There are also poets included who I think should be better known to readers. I was able to get permission to reprint a poem by Essex Hemphill, the pioneering African-American gay rights activist whose poetry is a revelation, but whose work was long kept out of circulation by family members wanting to preserve their privacy. There are poems by Percy Johnston, a leader of the Howard Poets of the 1970s, and Eugene McCarthy, best remembered as a Senator and five-time Presidential candidate. Their poems, different as they are, show great humor and an deep engagement with the world around them. Jose Emilio Pacheco, little known here, is widely considered Mexico's greatest living poet. He taught at the University of Maryland for one semester a year for many years, and his poem about Sligo Creek is a terrific addition to the book. And Gaston Neal, who published so little during his lifetime but was a mentor to so many, is included with a tribute poem to Sterling Brown.
What was hardest was keeping the anthology restricted to only 100 poems. (Actually, I overshot the mark slightly; there are 101.) I could easily--very easily!--have included twice that number. There are many, many authors I regret leaving out. But there was a lot I was trying to balance in this collection: I wanted each decade from the 1950s to the present to be well represented. I wanted to include poems about the widest range of the city's geography (not just poems about the monuments and Capitol Hill). I wanted to include authors who are well known next to authors who would be new discoveries for most readers. Overall, I am very exciting with the mix I was able to bring together.

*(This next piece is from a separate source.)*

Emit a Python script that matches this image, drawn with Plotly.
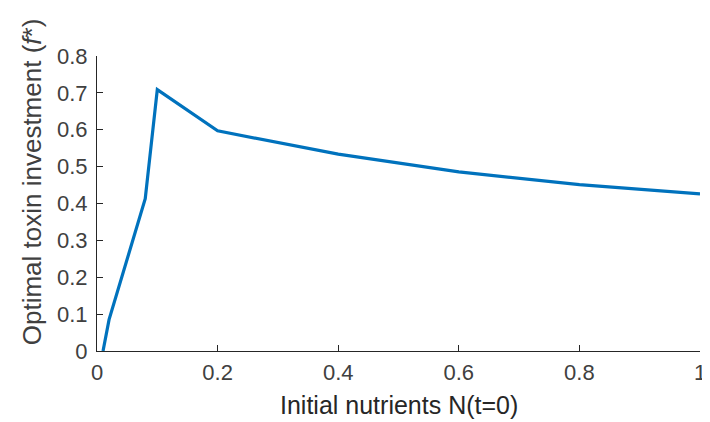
import plotly.graph_objects as go

# Data
nutrients = [0.01, 0.02, 0.08, 0.10, 0.20, 0.40, 0.60, 0.80, 1.00]
toxin_investment = [0.0, 0.085, 0.413, 0.709, 0.597, 0.534, 0.486, 0.451, 0.426]

x_ticks = [0, 0.2, 0.4, 0.6, 0.8, 1]
x_tick_labels = ["0", "0.2", "0.4", "0.6", "0.8", "1"]
y_ticks = [0, 0.1, 0.2, 0.3, 0.4, 0.5, 0.6, 0.7, 0.8]
y_tick_labels = ["0", "0.1", "0.2", "0.3", "0.4", "0.5", "0.6", "0.7", "0.8"]

x_title = "Initial nutrients N(t=0)"
y_title = "Optimal toxin investment (<i>f</i>*)"

axis_color = "#262626"
font_family = "Liberation Sans, Arial, Helvetica, sans-serif"

fig = go.Figure()
fig.add_trace(go.Scatter(
    x=nutrients, y=toxin_investment, mode="lines",
    line=dict(color="#0072BD", width=3.2),
    showlegend=False, hoverinfo="skip",
))

axis_common = dict(
    showline=True, linecolor=axis_color, linewidth=1,
    ticks="inside", ticklen=6, tickwidth=1, tickcolor=axis_color,
    showgrid=False, zeroline=False,
    tickfont=dict(family=font_family, size=22, color="#404040"),
)

fig.update_xaxes(range=[0, 1], tickvals=x_ticks, ticktext=x_tick_labels,
                 ticklabelstandoff=2, **axis_common)
fig.update_yaxes(range=[0, 0.8], tickvals=y_ticks, ticktext=y_tick_labels,
                 ticklabelstandoff=4, **axis_common)

fig.add_annotation(text=x_title, xref="paper", yref="paper", x=0.5, y=-0.184,
                   xanchor="center", yanchor="middle", showarrow=False,
                   font=dict(family=font_family, size=25, color="#262626"))
fig.add_annotation(text=y_title, xref="paper", yref="paper", x=-0.108, y=0.575,
                   xanchor="center", yanchor="middle", showarrow=False, textangle=-90,
                   font=dict(family=font_family, size=26, color="#404040"))

fig.update_layout(
    width=710, height=422,
    margin=dict(l=89, r=15, t=48, b=79, pad=0),
    paper_bgcolor="white", plot_bgcolor="white",
    font=dict(family=font_family, color=axis_color),
)

fig.write_html("out.html")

PBP: Who have been your most important influences/mentors in your development as a poet?
KR: There are so many poets whose work I love, who have shaped me as a writer. But I will name three here, whose work I return to again and again: Walt Whitman (a former DC resident himself), Marianne Moore, and Gwendolyn Brooks.
PBP: Is there a quote that you live by?
KR: I've long loved this one, from President John F. Kennedy--which I made Beltway Poetry Quarterly's motto: "When politics corrupts, poetry cleanses."
I will give you the fuller quote here. Kennedy wrote: “When power leads a man toward arrogancy, poetry reminds him of his limitations. When power narrows the area of man’s concern, poetry reminds him of the richness and diversity of existence. When power corrupts, poetry cleanses. For art establishes the basic human truths which must serve as the touchstone of our judgment.”